Copy exactly the lines from the one containing "Generate a LaTeX" through the one containing "(bluetip) at (430,133);", both included, and nothing else.

------ TASK INPUTS

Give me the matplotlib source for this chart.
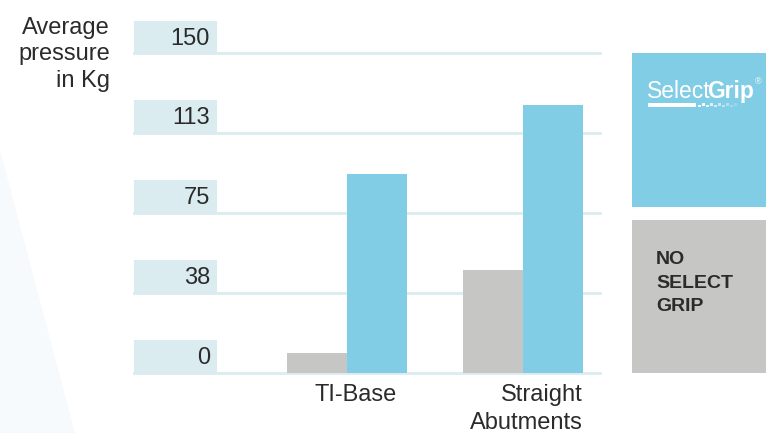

------------
------ TASK INPUTS

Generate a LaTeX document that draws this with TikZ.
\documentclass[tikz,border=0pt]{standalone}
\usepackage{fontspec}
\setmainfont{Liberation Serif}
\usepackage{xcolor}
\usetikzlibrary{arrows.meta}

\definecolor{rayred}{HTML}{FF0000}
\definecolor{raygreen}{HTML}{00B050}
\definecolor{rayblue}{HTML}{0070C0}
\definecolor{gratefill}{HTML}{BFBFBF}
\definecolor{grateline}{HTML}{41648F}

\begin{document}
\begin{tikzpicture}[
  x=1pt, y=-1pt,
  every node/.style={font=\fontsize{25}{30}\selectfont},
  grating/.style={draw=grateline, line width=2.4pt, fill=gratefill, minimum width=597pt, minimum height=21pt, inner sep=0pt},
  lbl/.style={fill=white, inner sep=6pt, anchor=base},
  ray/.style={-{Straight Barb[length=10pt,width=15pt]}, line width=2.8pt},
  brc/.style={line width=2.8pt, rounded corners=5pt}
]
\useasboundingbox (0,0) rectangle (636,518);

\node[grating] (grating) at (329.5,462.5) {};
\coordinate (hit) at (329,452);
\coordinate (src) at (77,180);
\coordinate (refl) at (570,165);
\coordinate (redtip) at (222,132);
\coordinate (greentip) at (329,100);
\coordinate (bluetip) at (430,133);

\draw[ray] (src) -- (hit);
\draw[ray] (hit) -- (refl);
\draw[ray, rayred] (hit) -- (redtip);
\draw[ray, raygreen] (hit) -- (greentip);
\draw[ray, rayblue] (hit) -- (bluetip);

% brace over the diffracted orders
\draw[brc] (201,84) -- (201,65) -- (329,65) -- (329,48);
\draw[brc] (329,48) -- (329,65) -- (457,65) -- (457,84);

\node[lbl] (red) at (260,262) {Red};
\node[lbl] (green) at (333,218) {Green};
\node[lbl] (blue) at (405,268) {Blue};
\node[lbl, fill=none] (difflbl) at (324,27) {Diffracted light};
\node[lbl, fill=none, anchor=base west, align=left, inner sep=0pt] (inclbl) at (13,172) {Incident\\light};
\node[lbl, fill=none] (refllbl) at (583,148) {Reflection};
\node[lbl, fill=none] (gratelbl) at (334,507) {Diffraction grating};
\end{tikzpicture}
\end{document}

------------
------ TASK INPUTS

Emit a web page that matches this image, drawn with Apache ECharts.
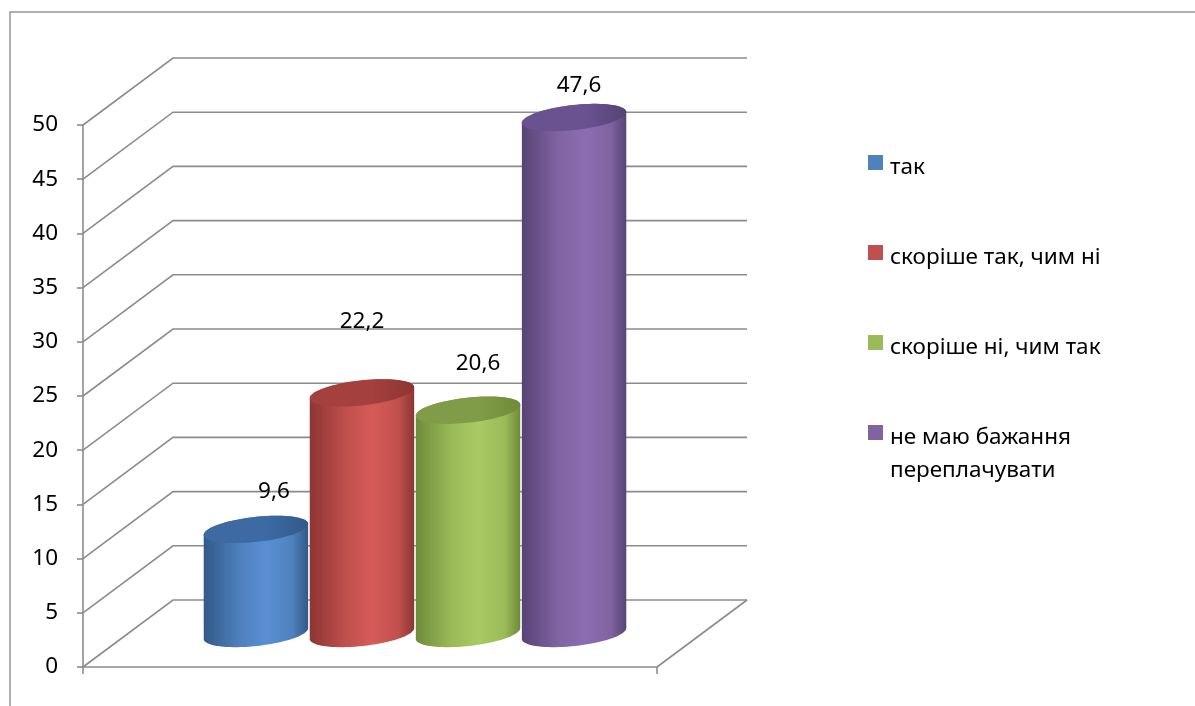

------------

RESULT ▸
Generate a LaTeX document that draws this with TikZ.
\documentclass[tikz,border=0pt]{standalone}
\usepackage{fontspec}
\setmainfont{Liberation Serif}
\usepackage{xcolor}
\usetikzlibrary{arrows.meta}

\definecolor{rayred}{HTML}{FF0000}
\definecolor{raygreen}{HTML}{00B050}
\definecolor{rayblue}{HTML}{0070C0}
\definecolor{gratefill}{HTML}{BFBFBF}
\definecolor{grateline}{HTML}{41648F}

\begin{document}
\begin{tikzpicture}[
  x=1pt, y=-1pt,
  every node/.style={font=\fontsize{25}{30}\selectfont},
  grating/.style={draw=grateline, line width=2.4pt, fill=gratefill, minimum width=597pt, minimum height=21pt, inner sep=0pt},
  lbl/.style={fill=white, inner sep=6pt, anchor=base},
  ray/.style={-{Straight Barb[length=10pt,width=15pt]}, line width=2.8pt},
  brc/.style={line width=2.8pt, rounded corners=5pt}
]
\useasboundingbox (0,0) rectangle (636,518);

\node[grating] (grating) at (329.5,462.5) {};
\coordinate (hit) at (329,452);
\coordinate (src) at (77,180);
\coordinate (refl) at (570,165);
\coordinate (redtip) at (222,132);
\coordinate (greentip) at (329,100);
\coordinate (bluetip) at (430,133);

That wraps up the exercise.